Just got in from the Vigil at St Georges Hall.
Under the cloud of lies and attempts at turning the blame on the fans that so closely followed the disaster no former memorial has ever felt like a real one, for me anyway. For years i've attended the services at Anfield and whist we were always there to pay our respects to our fallen brothers and sisters there has always been a bitter taste in the back of your throat knowing that whilst you stood there a lot of people still believed the lies. People still questioned the families search for Justice. We didn't, we always knew the truth but we knew attempts had been made to write history in the form of bodged inquests, dishonest tabloid headlines, flawed Judicial enquiries, rumours of blame in those that had to live with surviving the event and doubt in the minds of a lot of the nation spun from the stereotyping of a whole city based upon the wrongdoings of a few. I've heard it all over the years. "Scousers were always forcing the gates open at grounds" "What about Heysel?" "Why don't you just let it go?" "There's been an Inquiry is that not enough now?" "It's like a blind man in a dark room looking for a cat that isn't there".

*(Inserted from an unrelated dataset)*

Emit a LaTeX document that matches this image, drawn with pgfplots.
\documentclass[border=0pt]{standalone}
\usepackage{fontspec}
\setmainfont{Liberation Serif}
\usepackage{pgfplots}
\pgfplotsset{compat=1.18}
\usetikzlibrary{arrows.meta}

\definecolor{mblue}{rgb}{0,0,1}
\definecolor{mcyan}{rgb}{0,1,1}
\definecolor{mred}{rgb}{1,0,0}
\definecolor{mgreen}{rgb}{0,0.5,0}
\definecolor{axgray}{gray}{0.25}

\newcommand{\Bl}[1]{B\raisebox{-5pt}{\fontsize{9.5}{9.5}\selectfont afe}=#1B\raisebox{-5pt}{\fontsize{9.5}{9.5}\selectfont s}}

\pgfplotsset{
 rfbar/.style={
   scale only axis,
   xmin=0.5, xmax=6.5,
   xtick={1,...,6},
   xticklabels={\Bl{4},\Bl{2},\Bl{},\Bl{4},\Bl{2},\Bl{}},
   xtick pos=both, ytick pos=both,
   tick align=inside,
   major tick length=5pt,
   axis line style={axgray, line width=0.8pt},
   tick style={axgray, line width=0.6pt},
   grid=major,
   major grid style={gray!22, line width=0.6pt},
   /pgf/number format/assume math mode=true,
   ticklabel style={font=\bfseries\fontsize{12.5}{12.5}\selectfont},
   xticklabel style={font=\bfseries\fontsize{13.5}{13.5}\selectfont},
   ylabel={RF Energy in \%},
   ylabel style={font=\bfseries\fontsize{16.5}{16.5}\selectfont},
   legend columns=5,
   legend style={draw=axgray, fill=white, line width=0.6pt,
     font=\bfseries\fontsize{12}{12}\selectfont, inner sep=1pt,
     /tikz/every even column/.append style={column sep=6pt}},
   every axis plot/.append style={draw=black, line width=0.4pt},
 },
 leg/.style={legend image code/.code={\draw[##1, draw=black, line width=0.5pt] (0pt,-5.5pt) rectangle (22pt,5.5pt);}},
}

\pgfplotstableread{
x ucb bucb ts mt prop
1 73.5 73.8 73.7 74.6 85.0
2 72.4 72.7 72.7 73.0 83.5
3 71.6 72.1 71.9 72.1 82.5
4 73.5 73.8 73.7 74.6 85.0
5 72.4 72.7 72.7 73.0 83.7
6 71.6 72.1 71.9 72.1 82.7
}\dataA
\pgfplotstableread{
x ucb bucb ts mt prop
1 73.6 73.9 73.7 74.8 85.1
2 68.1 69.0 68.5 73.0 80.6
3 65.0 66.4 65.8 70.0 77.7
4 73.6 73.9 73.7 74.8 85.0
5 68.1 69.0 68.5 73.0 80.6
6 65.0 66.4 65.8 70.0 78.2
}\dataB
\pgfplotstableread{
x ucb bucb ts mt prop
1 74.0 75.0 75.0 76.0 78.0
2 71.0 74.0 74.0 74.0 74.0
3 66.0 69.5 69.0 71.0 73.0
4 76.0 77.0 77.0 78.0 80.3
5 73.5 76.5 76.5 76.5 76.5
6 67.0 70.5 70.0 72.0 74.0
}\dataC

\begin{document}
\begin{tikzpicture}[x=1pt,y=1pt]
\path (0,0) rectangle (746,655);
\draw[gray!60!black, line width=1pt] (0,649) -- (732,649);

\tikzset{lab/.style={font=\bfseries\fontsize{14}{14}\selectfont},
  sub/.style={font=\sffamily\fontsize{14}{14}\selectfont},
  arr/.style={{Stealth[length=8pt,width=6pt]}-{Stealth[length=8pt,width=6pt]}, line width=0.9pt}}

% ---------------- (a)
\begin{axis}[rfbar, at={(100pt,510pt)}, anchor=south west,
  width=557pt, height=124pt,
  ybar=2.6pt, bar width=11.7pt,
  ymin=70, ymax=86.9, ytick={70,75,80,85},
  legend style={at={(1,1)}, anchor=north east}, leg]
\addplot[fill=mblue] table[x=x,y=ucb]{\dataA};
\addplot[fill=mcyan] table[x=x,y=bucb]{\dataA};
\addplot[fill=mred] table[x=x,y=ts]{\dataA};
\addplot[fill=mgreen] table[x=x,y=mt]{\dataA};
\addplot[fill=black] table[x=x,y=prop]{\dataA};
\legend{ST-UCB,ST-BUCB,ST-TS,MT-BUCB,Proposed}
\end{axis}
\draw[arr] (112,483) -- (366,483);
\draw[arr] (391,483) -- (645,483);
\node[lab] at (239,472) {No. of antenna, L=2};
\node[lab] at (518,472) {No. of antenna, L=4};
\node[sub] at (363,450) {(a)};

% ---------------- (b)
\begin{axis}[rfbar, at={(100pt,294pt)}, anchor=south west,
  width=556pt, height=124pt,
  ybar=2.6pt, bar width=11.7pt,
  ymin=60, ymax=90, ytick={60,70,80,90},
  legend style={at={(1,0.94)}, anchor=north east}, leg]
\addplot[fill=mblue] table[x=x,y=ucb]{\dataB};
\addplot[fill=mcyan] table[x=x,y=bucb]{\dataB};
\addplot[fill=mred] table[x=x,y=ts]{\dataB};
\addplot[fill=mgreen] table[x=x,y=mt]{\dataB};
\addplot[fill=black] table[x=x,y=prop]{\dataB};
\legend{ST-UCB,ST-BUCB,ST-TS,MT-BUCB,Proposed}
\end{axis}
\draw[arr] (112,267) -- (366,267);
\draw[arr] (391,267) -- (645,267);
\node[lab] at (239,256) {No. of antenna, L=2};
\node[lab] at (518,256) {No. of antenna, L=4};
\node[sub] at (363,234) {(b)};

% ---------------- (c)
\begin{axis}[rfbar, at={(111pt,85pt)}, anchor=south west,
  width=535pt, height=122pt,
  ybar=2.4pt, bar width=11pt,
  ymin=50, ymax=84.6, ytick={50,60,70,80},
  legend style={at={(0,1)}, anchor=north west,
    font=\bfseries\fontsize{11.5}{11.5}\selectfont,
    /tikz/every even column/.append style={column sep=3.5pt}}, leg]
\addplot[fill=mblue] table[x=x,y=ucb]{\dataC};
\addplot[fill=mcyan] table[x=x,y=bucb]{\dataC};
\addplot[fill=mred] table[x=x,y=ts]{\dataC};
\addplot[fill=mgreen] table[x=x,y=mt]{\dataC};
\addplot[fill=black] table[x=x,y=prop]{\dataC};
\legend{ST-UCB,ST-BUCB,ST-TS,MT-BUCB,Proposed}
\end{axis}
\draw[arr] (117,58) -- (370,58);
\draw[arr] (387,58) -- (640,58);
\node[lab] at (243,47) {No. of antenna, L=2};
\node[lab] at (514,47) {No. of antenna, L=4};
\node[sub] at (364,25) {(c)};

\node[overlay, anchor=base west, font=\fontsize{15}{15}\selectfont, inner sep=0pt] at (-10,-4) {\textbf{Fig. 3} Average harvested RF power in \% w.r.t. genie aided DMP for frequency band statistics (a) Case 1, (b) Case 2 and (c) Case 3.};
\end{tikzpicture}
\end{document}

Tonight was very different. In some ways it felt like the first proper memorial because we all stood side by side in solidarity in the knowledge that the truth was finally out. I stood next to a man who was just as big as me, just as ugly and just as old as me, who like me was there with his kids. Looking into each others waterlogged eyes and smiling we shook hands. There was no need to speak. No need to exchange stories of how our own individual lives had been changed by the 15th of April 1989 you never have to explain that. Generally you know if you're there at such an occasion everyone has their story. People have asked me over the years "Did you know anyone who died at Hillsborough?" I've always given the same answer. Everyone I knew when I was 20 years old knew someone that had died at Hillsborough. I've always dealt with my grief quite privately. For ten years after the event I couldn't even bare going to the match let alone talk about the disaster. My best mate still can't stand/sit on a terrace at a football match and was even too upset today to attend tonight's Vigil.

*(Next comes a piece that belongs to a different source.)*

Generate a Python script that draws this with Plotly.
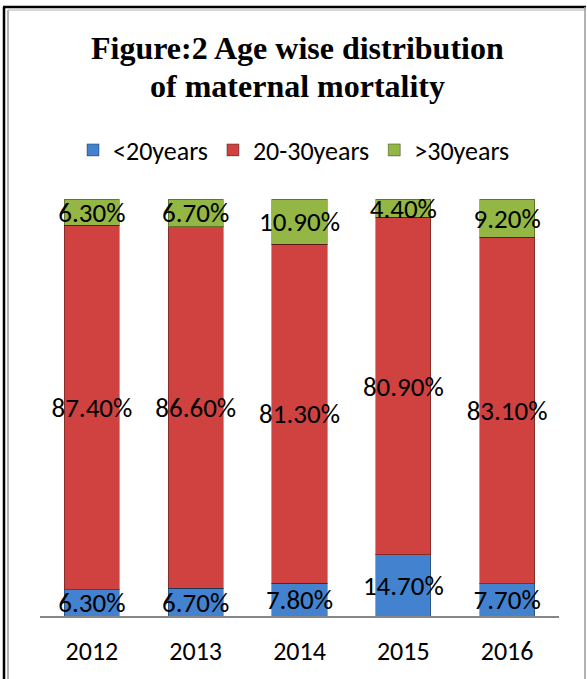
import plotly.graph_objects as go

years = ["2012", "2013", "2014", "2015", "2016"]
under20 = [6.3, 6.7, 7.8, 14.7, 7.7]
from20to30 = [87.4, 86.6, 81.3, 80.9, 83.1]
over30 = [6.3, 6.7, 10.9, 4.4, 9.2]
series_names = ["<20years", "20-30years", ">30years"]
colors = ["#4282cf", "#cf423f", "#93b644"]

W, H = 587, 679
L, R, T, B = 40, 28, 199, 63
pw, ph = W - L - R, H - T - B

def px(x):
    return (x - L) / pw

def py(y):
    return (H - B - y) / ph

SANS = "Carlito, Calibri, Lato, sans-serif"
LABEL_FONT = dict(family=SANS, size=27, color="black")

fig = go.Figure()
for name, vals, col in zip(series_names, [under20, from20to30, over30], colors):
    fig.add_trace(go.Bar(
        x=years, y=vals, name=name,
        marker=dict(color=col, line=dict(color="rgba(0,0,0,0.35)", width=1)),
        text=[f"{v:.2f}%" for v in vals],
        textposition="inside", insidetextanchor="middle",
        textangle=0, constraintext="none",
        textfont=LABEL_FONT,
        width=0.53,
    ))

fig.update_layout(
    barmode="stack",
    width=W, height=H,
    margin=dict(l=L, r=R, t=T, b=B, autoexpand=False),
    paper_bgcolor="white", plot_bgcolor="white",
    showlegend=True,
    legend=dict(orientation="h", x=px(294), xanchor="center", y=py(150), yanchor="middle",
                font=dict(family=SANS, size=26, color="black"),
                traceorder="normal", itemwidth=30),
    xaxis=dict(showline=True, linecolor="#868686", linewidth=1.5, ticks="",
               ticklabelstandoff=11,
               tickfont=dict(family=SANS, size=26, color="black"),
               showgrid=False, zeroline=False),
    yaxis=dict(range=[0, 100], visible=False, showgrid=False, zeroline=False),
)

TITLE_FONT = dict(family="Liberation Serif, Times New Roman, serif", size=32, color="black")
fig.add_annotation(text="<b>Figure:2 Age wise distribution</b>", xref="paper", yref="paper",
                   x=px(297), y=py(48), xanchor="center", yanchor="middle",
                   showarrow=False, font=TITLE_FONT)
fig.add_annotation(text="<b>of maternal mortality</b>", xref="paper", yref="paper",
                   x=px(297), y=py(86), xanchor="center", yanchor="middle",
                   showarrow=False, font=TITLE_FONT)

# chart border
fig.add_shape(type="line", xref="paper", yref="paper", x0=px(4), x1=px(4), y0=py(7), y1=py(690),
              line=dict(color="black", width=2.5))
fig.add_shape(type="line", xref="paper", yref="paper", x0=px(8), x1=px(8), y0=py(10), y1=py(690),
              line=dict(color="#9a9a9a", width=1.5))
fig.add_shape(type="line", xref="paper", yref="paper", x0=px(3), x1=px(586), y0=py(7), y1=py(7),
              line=dict(color="black", width=2.5))
fig.add_shape(type="line", xref="paper", yref="paper", x0=px(8), x1=px(585), y0=py(10), y1=py(10),
              line=dict(color="#b0b0b0", width=1))
fig.add_shape(type="line", xref="paper", yref="paper", x0=px(585), x1=px(585), y0=py(7), y1=py(690),
              line=dict(color="#9a9a9a", width=1.5))

fig.write_html("out.html", config={"displayModeBar": False},
               post_script="document.body.style.margin='0';")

To be the sibling, wife, husband, father, mother, grandparent, grandchild, cousin, friend, workmate of someone who either died or survived on that day has been a like having to live a life with a little ever constant niggle in your head. That niggle has always been that you know history's account of those events is wrong.
Today for many of us that niggle has been proven to be just and at last there's some vindication in your heart for not erasing that niggle from your mind and forcing yourself to live with it for 23 years.
I took my two youngest children tonight. I've never talked to them about my own personal experiences of Hillsborough. I don't really talk to anyone about that. I have though brought them up as reds (Much to my own bluenose families dislike
) and explained why we have the eternal flame on our crest and they have both been with me to the match and visited the memorial before the game. I've explained to them why we sing "Justice for the 96" on the Kop and why as a Red they are part of one big family of Liverpool fans.
I took them tonight though, not because I wanted them to experience the night as a fan but because I wanted them to learn that if something is wrong you should never give up on putting it right. As we were coming through the tunnel on the way home my 13 year old daughter made me choke when she said.
"It's a good job they never gave up Dad"
Job done.
As a fellow urbanite I ask you to look at the pictures of the 96 on the following link.
They weren't ticketless drunken fans. They weren't hubcap robbing scum. They weren't the people who forced their way into games, they weren't responsible for Heysel, they were 96 individuals that went to a football match to support a football team and never came home.